Untuk soal mobil, Menteri M.H. Lukman diberi mobil dinas bernomor B44 dan 
berbendera merah putih dan seorang sopir. Suatu hari si sopir yang bernama Djen 
memanggil Tatiana untuk diajarkan menyetir. Maksud si sopir baik, jika 
sewaktu-waktu dia berhalangan, Tatiana bisa mengantar bapaknya untuk dinas. 

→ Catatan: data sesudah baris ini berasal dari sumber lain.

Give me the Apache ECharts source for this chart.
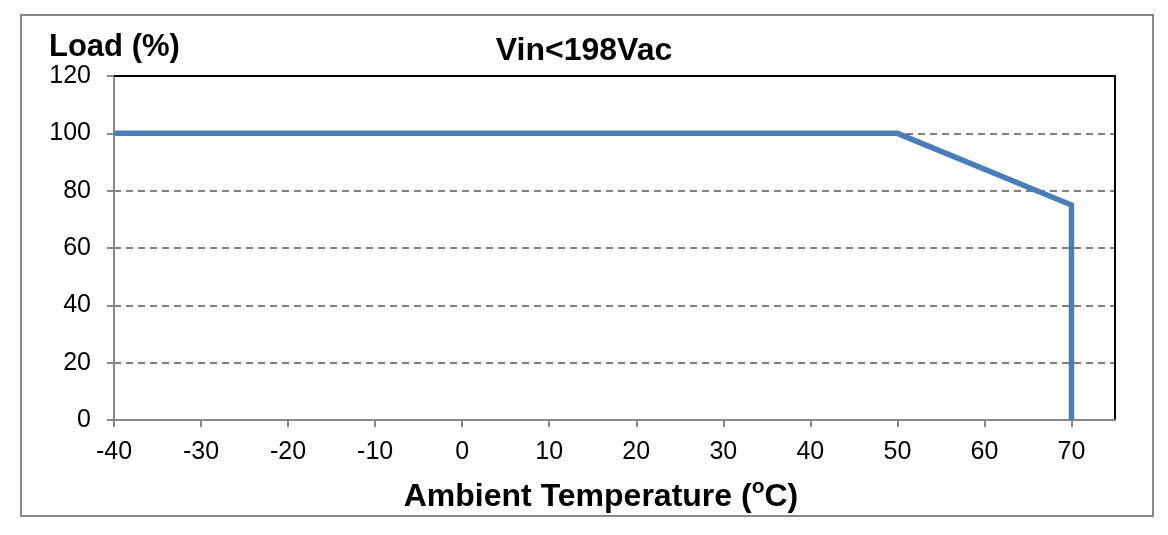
<!DOCTYPE html>
<html>
<head>
<meta charset="utf-8">
<script src="https://cdn.jsdelivr.net/npm/echarts@6/dist/echarts.min.js"></script>
<style>
html,body{margin:0;padding:0;background:#fff;}
#chart{width:1168px;height:535px;}
</style>
</head>
<body>
<div id="chart"></div>
<script>
var temperatures = [-40, 50, 70, 70];
var loads = [100, 100, 75, 0];
var xTicks = [-40, -30, -20, -10, 0, 10, 20, 30, 40, 50, 60, 70];
var yTicks = [0, 20, 40, 60, 80, 100, 120];
var titleText = 'Vin<198Vac';
var yTitle = 'Load (%)';

var FONT = "'Liberation Sans', Arial, sans-serif";
var chart = echarts.init(document.getElementById('chart'), null, {renderer: 'canvas'});

var seriesData = temperatures.map(function (t, i) { return [t, loads[i]]; });

chart.setOption({
  animation: false,
  backgroundColor: '#ffffff',
  grid: {left: 114, right: 53, top: 76, bottom: 115, containLabel: false},
  xAxis: [{
    type: 'value', min: -40, max: 75, interval: 10, position: 'bottom',
    axisLine: {show: true, onZero: false, lineStyle: {color: '#888888', width: 2}},
    axisTick: {show: true, length: 7, customValues: xTicks, lineStyle: {color: '#888888', width: 2}},
    axisLabel: {customValues: xTicks, margin: 20, color: '#000', fontSize: 25, fontFamily: FONT},
    splitLine: {show: false}
  }, {
    type: 'value', min: -40, max: 75, interval: 10, position: 'top',
    axisLine: {show: true, onZero: false, lineStyle: {color: '#000000', width: 2}},
    axisTick: {show: false}, axisLabel: {show: false}, splitLine: {show: false}
  }],
  yAxis: [{
    type: 'value', min: 0, max: 120, interval: 20, position: 'left',
    axisLine: {show: true, onZero: false, lineStyle: {color: '#888888', width: 2}},
    axisTick: {show: true, length: 7, customValues: yTicks, lineStyle: {color: '#888888', width: 2}},
    axisLabel: {customValues: yTicks, margin: 23, color: '#000', fontSize: 25, fontFamily: FONT},
    splitLine: {show: true, showMinLine: false, showMaxLine: false, lineStyle: {color: '#808080', width: 2, type: [7, 5]}}
  }, {
    type: 'value', min: 0, max: 120, interval: 20, position: 'right',
    axisLine: {show: true, onZero: false, lineStyle: {color: '#000000', width: 2}},
    axisTick: {show: false}, axisLabel: {show: false}, splitLine: {show: false}
  }],
  graphic: [
    {type: 'rect', z: 0, silent: true, shape: {x: 21, y: 15, width: 1132, height: 501},
     style: {fill: 'none', stroke: '#888888', lineWidth: 2}},
    {type: 'text', x: 49, y: 32, silent: true,
     style: {text: yTitle, fontSize: 31, fontWeight: 'bold', fontFamily: FONT, fill: '#000'}},
    {type: 'text', x: 584, y: 35, silent: true,
     style: {text: titleText, fontSize: 32, fontWeight: 'bold', fontFamily: FONT, fill: '#000', align: 'center'}},
    {type: 'text', x: 601, y: 477, silent: true,
     style: {
       text: '{m|Ambient Temperature (}{s|o}{m|C)}',
       align: 'center', fill: '#000',
       rich: {
         m: {fontSize: 32, fontWeight: 'bold', fontFamily: FONT, fill: '#000', lineHeight: 36, verticalAlign: 'bottom'},
         s: {fontSize: 21, fontWeight: 'bold', fontFamily: FONT, fill: '#000', lineHeight: 36, verticalAlign: 'top', padding: [0, 0, 12, 0]}
       }
     }}
  ],
  series: [{
    type: 'line', xAxisIndex: 0, yAxisIndex: 0,
    data: seriesData, showSymbol: false, symbol: 'none',
    lineStyle: {color: '#4a7ebb', width: 5.5, join: 'miter', cap: 'butt'},
    z: 5
  }]
});
</script>
</body>
</html>
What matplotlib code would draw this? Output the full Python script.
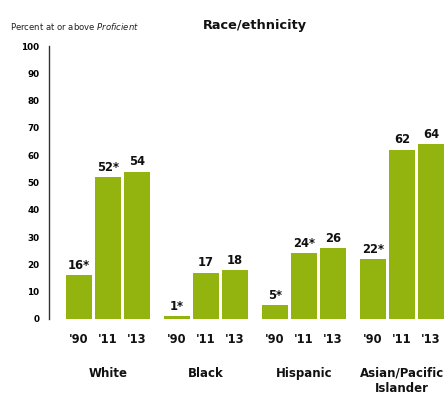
import matplotlib
matplotlib.use("Agg")
import matplotlib.pyplot as plt

groups = ["White", "Black", "Hispanic", "Asian/Pacific\nIslander"]
years = ["'90", "'11", "'13"]
values = [
    [16, 52, 54],
    [1, 17, 18],
    [5, 24, 26],
    [22, 62, 64],
]
labels = [
    ["16*", "52*", "54"],
    ["1*", "17", "18"],
    ["5*", "24*", "26"],
    ["22*", "62", "64"],
]
yticks = list(range(0, 101, 10))

GREEN = "#93b40f"
GROUP_STEP = 98
BAR_STEP = 29
BAR_W = 26

fig = plt.figure(figsize=(4.45, 3.98), dpi=100)
ax = fig.add_axes([49 / 445, 1 - 319 / 398, 396 / 445, 273 / 398])

for gi, (vals, labs) in enumerate(zip(values, labels)):
    for bi, (v, lab) in enumerate(zip(vals, labs)):
        x = gi * GROUP_STEP + bi * BAR_STEP
        ax.bar(x, v, width=BAR_W, color=GREEN, linewidth=0)
        ax.text(x, v + 1.2, lab, ha="center", va="bottom", fontsize=8.3,
                fontweight="bold", color="#111111")
        ax.text(x, -5, years[bi], ha="center", va="top", fontsize=8.3,
                fontweight="bold", color="#111111")
    cx = gi * GROUP_STEP + BAR_STEP
    ax.text(cx, -17.5, groups[gi], ha="center", va="top", fontsize=8.5,
            fontweight="bold", color="#111111", linespacing=1.2)

ax.set_xlim(-30, 366)
ax.set_ylim(0, 100)
ax.set_yticks(yticks)
ax.set_yticklabels([str(t) for t in yticks], fontsize=6.3, fontweight="bold")
ax.tick_params(axis="y", length=0, pad=7)
ax.set_xticks([])
for s in ["top", "right", "bottom"]:
    ax.spines[s].set_visible(False)
ax.spines["left"].set_color("#333333")
ax.spines["left"].set_linewidth(1)

fig.text(10 / 445, 1 - 27 / 398, "Percent at or above $\\it{Proficient}$",
         fontsize=6.1, va="center", ha="left", color="#222222")
fig.text(255 / 445, 1 - 25 / 398, "Race/ethnicity", fontsize=9.3,
         fontweight="bold", ha="center", va="center", color="#111111")

fig.savefig("out.png", dpi=100)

Tapi Lukman akhirnya tahu saat Tatiana diajak sopir mengurus rijbewijs. Lukman 
gusar sekali. “Memangnya kamu anak borjuis! Mobil itu bukan mobil kita, mobil 
rakyat!” bentak Lukman. Lukman ingin mengatakan anak seorang Menteri Komunis 
yang menyetir—apalagi dengan inventaris negara—memberi contoh yang tak baik 
pada Rakyat.

Satu-satunya cara Lukman mendekatkan diri kepada anak-anaknya bukan menghadiahi 
mereka barang-barang mewah, melainkan meluangkan waktunya yang sibuk mengurus 
partai, kerja dewan, dan urusan menteri. Caranya: mengajak kelima anaknya 
gantian main ping pong di hari minggu. Dilanjutkan dengan bermain kartu 
bersama-sama.

Dari cerita itu, tampaknya “moral komunis” yang dijalankan petinggi komunis di 
Indonesia ini berjalan cukup baik. Namun, moral seperti ini omong-kosong di 
hadapan manusia-manusia penggenggam bedil dan laskar pemegang kapak Ibrahim. 

Lukman membawa “moral komunis” yang dipegangnya secara teguh, baik sebagai 
anggota PKI, anggota DPR, dan menteri, ke dalam “jalan mati”. Selain Njoto, 
adalah M.H. Lukman dari kelima anggota politbiro yang tak pernah diketahui di 
mana dibunuh dan di mana jasadnya dicampakkan.

Sebut saja bahwa Mohammad Hatta (M.H.) Lukman telah “moksa”. Sementara anak 
sulungnya menjadi eksil sejak 1965 untuk selamanya. Tatiana gentayangan di 
negeri orang, dari Tiongkok hingga Kuba, sebelum menetap di Belanda. Panta Rhei 
yang ditulis Tatiana adalah buku indie yang berharga untuk menguak “moral 
komunis” yang dipraktikkan Lukman dengan konsekuen.